Но он просчитался: на Афоне отыскался такой исихаст, который умел не только безмолвствовать, но и проповедовать, причём более убедительно, чем Варлаам. Это был инок Григорий Палама. Спровоцированный самоуверенностью калабрийца, он начал думать над тем, чего не хватает в догматическом богословии, чтобы противоречие между ним и аскетической практикой исчезло. И понял, что необходимо в него добавить! Этот великий вклад святителя Григория в догматическое учение содержится в так называемом Святогорском томосе, составленном на Афоне в 1340 году. После долгих дискуссий, в ходе которых брала верх то одна, то другая сторона, а святитель Григорий даже попадал в темницу, варламиты были окончательно разгромлены, и учение святителя навсегда стало существенной и неотъемлемой составляющей хранимой Православной Церковью истины о Боге, мiре и человеке.
В чём же состоит вклад святителя Григория в эту сокровищницу? В установлении факта, что непостижимость сущности Бога вовсе не означает, что Он отделён от человека непроницаемой завесой. Ключом к правильному представлению стало для него Преображение Господне. Незадолго до казни Иисус взял на гору Фавор трёх Своих учеников (в том числе и святого апостола Иоанна Богослова), чтобы наглядно показать им Свою Божественную природу, а значит добровольность принятия Им предстоящей смерти.

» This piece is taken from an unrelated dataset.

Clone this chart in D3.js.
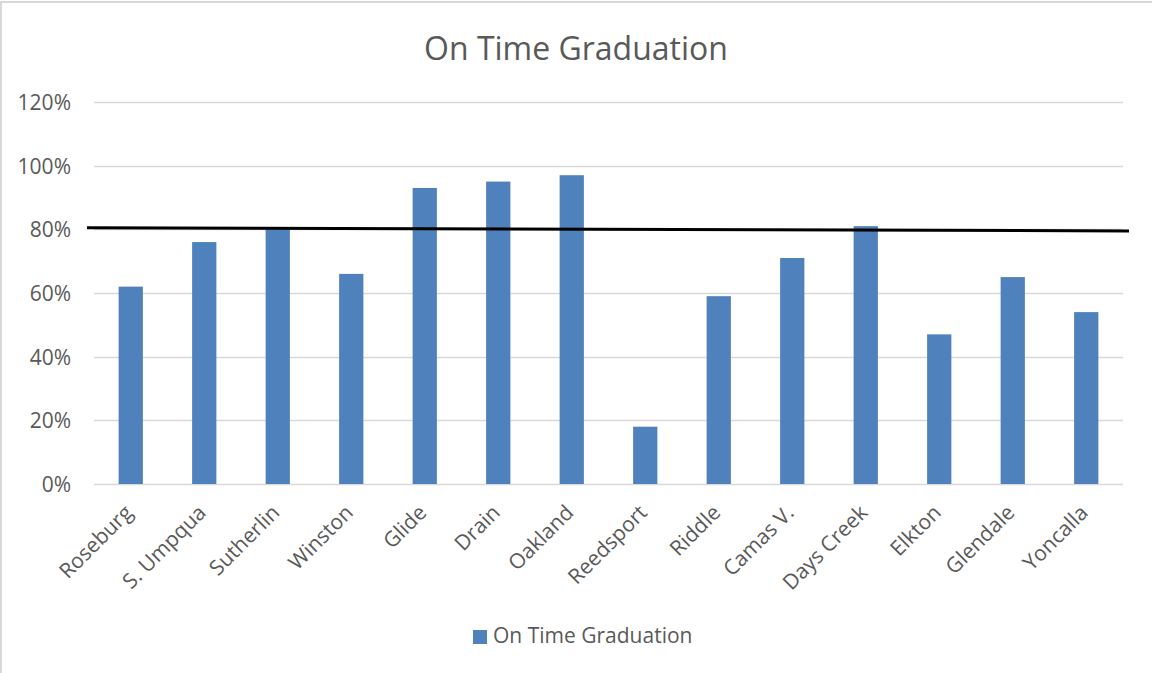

Они убедились, что их Учитель — истинный Бог, после того, как увидели Фаворский свет, повергнувший их наземь. Христос показал им этот свет, свойственный только Ему. Но в таком случае свет этот не может быть тварным, физическим (потоком фотонов) — только Божественным. Преображение — это пример того, как Бог, оставаясь в Своей сущности непостижимым, посылает человеку Свои энергии, раскрывающие какие-то Его стороны и обеспечивающие контакт между Богом и человеком. И тут важно не только то, что Бог способен излучать эти энергии, но и то, что человек, особенно праведный, способен их воспринимать. Именно в этом заключается наша надежда на спасение.
А теперь о том, почему к святителю Григорию был послан апостол Иоанн Богослов. Он — единственный из евангелистов, коснувшийся тайны носителя Божественных энергий — Святого Духа. Потому именно он и приоткрыл эту тайну Григорию Паламе. И святитель соединил разошедшиеся как бы два пути, ведущие к Единому Богу.